Revolutionary ultrasonic nozzle that will change the way water cleans
10 November 2011A team of scientists from the University of Southampton were today awarded the Royal Society Brian Mercer Award for Innovation 2011 in recognition of their invention of an attachment for taps which massively enhances the ability of water to clean.
Currently, industry uses excessive water, power and additives for cleaning. For example, it can take up to 100 tonnes of water to produce 1 tonne of clean wool after shearing. Many industrial processes also generate large quantities of contaminated run-off. The water from hosing down an abattoir represents a real health risk and cannot be allowed to enter the water supply. Purifying run-off is costly – each cubic metre of water used for cleaning in the nuclear industry can cost around £10,000 to subsequently treat.
Professor Tim Leighton and Dr Peter Birkin’s device works with cold water, minimal additives and consumes as much electrical power as a light bulb. Its application will be wide – licenses have already been sold to a number of industries to look at cleaning in food preparation, hospitals, manufacturing and the home. The new technology consumes less water and power than the established competitor technologies.
Using the £250,000 award from the Royal Society, the team will develop products based on an ultrasonic nozzle which can fit on the end of a tap or hose. The device uses less water and power than the equivalent pressure washer (approximately 2 litres/minute compared to 20 litres/minute and less than 200 W compared to 2kW). It is also far less damaging as the stream pressure is less that 1/100th that of a pressure washer. Another advantage is that it generates far less runoff & aerosol (tiny atmospheric particles of water that can carry contaminates into the air to then settle and contaminate other surfaces). As it is able to use cold water, energy is saved on heating water.

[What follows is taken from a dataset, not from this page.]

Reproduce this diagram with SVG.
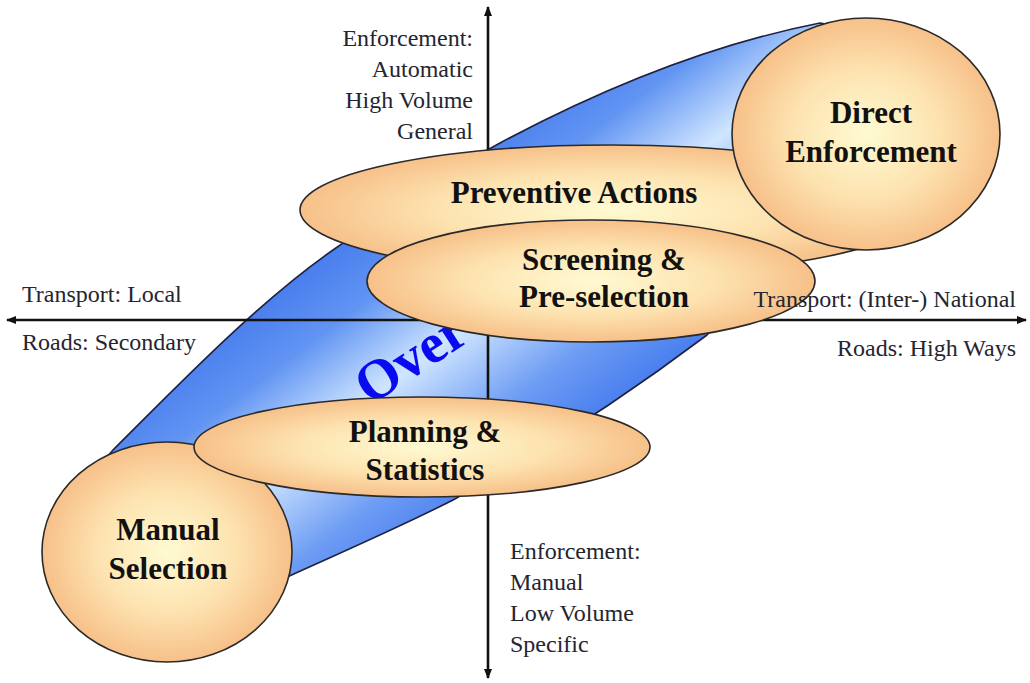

Power washing generates large volumes of contaminated run-off and aerosols, presenting a hazard when used e.g. cleaning sewage systems or nuclear contamination. One of the main pieces of equipment currently used for industrial cleaning, ultrasonic cleaning baths, can only clean objects small enough to fit in them and the devices to be cleaned sit in a soup of contaminated liquid. Neither power washing (high-power pressure washing) nor ultrasonic cleaning baths can easily be scaled up and neither can be used on delicate materials such as hands or salad.
The new nozzle generates both bubbles and ultrasound. Both travel down the water stream to the dirty surface and there the bubbles act as microscopic ‘smart scrubbers’, seeking and entering crevices to remove dirt there using shear forces in the same way that currents in a babbling brook can strip off riverbank soil . The device can be used at a high-power and a low-power setting – the latter being suitable for delicate products like hands and foodstuffs.
Licences to enable companies to bring the technology into their product lines have been negotiated with a number of companies to explore cleaning products for hospital hygiene, dentistry, food preparation, manufacturing and the power industries.
Talking about the need for such a technology, Professor Leighton said:
“Society runs on its ability to clean. Ineffective cleaning leads to food poisoning; failure of manufactured products such as precision watches and microchips; and poor construction – from shipbuilding to space shuttles – since dirty surfaces do not bond. The impact in healthcare is huge – hospital-acquired infections, from instruments that aren’t properly cleaned, cost the NHS £1 billion per year. There’s a very obvious need for technologies that improve our ability to clean while saving on our most important resources, water and energy.”
His co-inventor Dr Birkin said of the award:
“The Brian Mercer award represents a significant milestone for the development of this technology and its possible exploitation. There is a clear gap in the funding system with ground breaking technology produced by Universities, unexploited by industry. It is also difficult to find other suitable sources to take the technology further. It is in this situation that our invention found itself. In these trying times for innovative research, the foresight of the RS to regularly sponsor and support these initiatives, should be congratulated. It is also pleasing that a significant ‘blue skies’ research effort within our team, over the last 10-15 year time period, has led to an understanding of the basic physical and chemical processes that underpin this technology. The Brian Mercer award, as well as being timely, will significantly enhance the chances of this novel technology making the leap from the lab and into wider society.”
Professor Leighton added:
“Support for step changing innovation is vital if we are to have marketable technology to address the problems that will face society on the 10-50 year timescale, rather than just responding to today’s problems.”
The Brian Mercer Awards for Innovation were established by the Royal Society in 2001 following a bequest from the late Dr Brian Mercer, an enthusiastic inventor and entrepreneur. The awards aim to encourage these qualities in the next generation of scientists and provide a grant of £250,000 to develop an already proven concept or prototype into a near-market product.